Wednesday, December 7, 2011
Governor Palin, via Facebook:
For anyone following the Obama administration's scandalous cluster-of-an-operation Fast & Furious, which resulted in the deaths of innocent people, please see the article excerpted below. (And in my humble opinion, I do believe the anti-2nd Amendment characters working in the Obama administration purposefully used their Fast & Furious gun walking operation to propose more gun control regulations.)
Scour this article and let me know if you too think this might be a “smoking gun” in the Fast & Furious case.
ATF officials didn't intend to publicly disclose their own role in letting Mexican cartels obtain the weapons, but emails show they discussed using the sales, including sales encouraged by ATF, to justify a new gun regulation called "Demand Letter 3". That would require some U.S. gun shops to report the sale of multiple rifles or "long guns." Demand Letter 3 was so named because it would be the third ATF program demanding gun dealers report tracing information.
On July 14, 2010 after ATF headquarters in Washington D.C. received an update on Fast and Furious, ATF Field Ops Assistant Director Mark Chait emailed Bill Newell, ATF's Phoenix Special Agent in Charge of Fast and Furious:
"Bill - can you see if these guns were all purchased from the same (licensed gun dealer) and at one time. We are looking at anecdotal cases to support a demand letter on long gun multiple sales. Thanks."
On Jan. 4, 2011, as ATF prepared a press conference to announce arrests in Fast and Furious, Newell saw it as "(A)nother time to address Multiple Sale on Long Guns issue." And a day after the press conference, Chait emailed Newell: "Bill--well done yesterday... (I)n light of our request for Demand letter 3, this case could be a strong supporting factor if we can determine how many multiple sales of long guns occurred during the course of this case."
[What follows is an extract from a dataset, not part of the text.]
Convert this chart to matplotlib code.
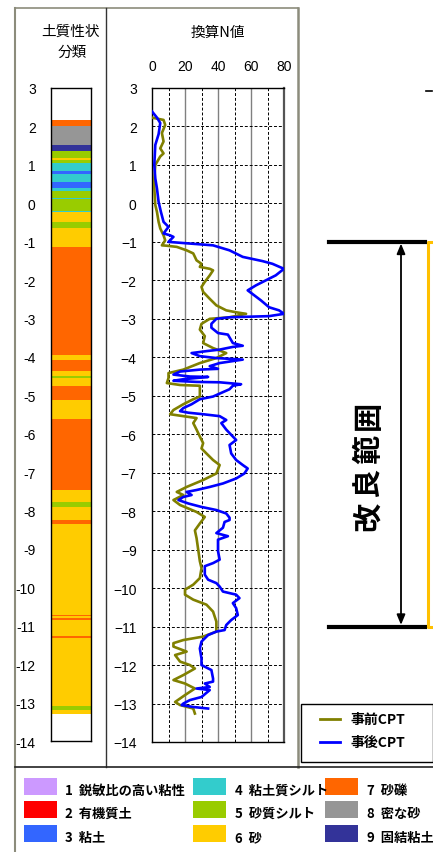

This revelation angers gun rights advocates. Larry Keane, a spokesman for National Shooting Sports Foundation, a gun industry trade group, calls the discussion of Fast and Furious to argue for Demand Letter 3 "disappointing and ironic." Keane says it's "deeply troubling" if sales made by gun dealers "voluntarily cooperating with ATF's flawed 'Operation Fast & Furious' were going to be used by some individuals within ATF to justify imposing a multiple sales reporting requirement for rifles."
The Gun Dealers' Quandary
Several gun dealers who cooperated with ATF told CBS News and Congressional investigators they only went through with suspicious sales because ATF asked them to.
Sometimes it was against the gun dealer's own best judgment.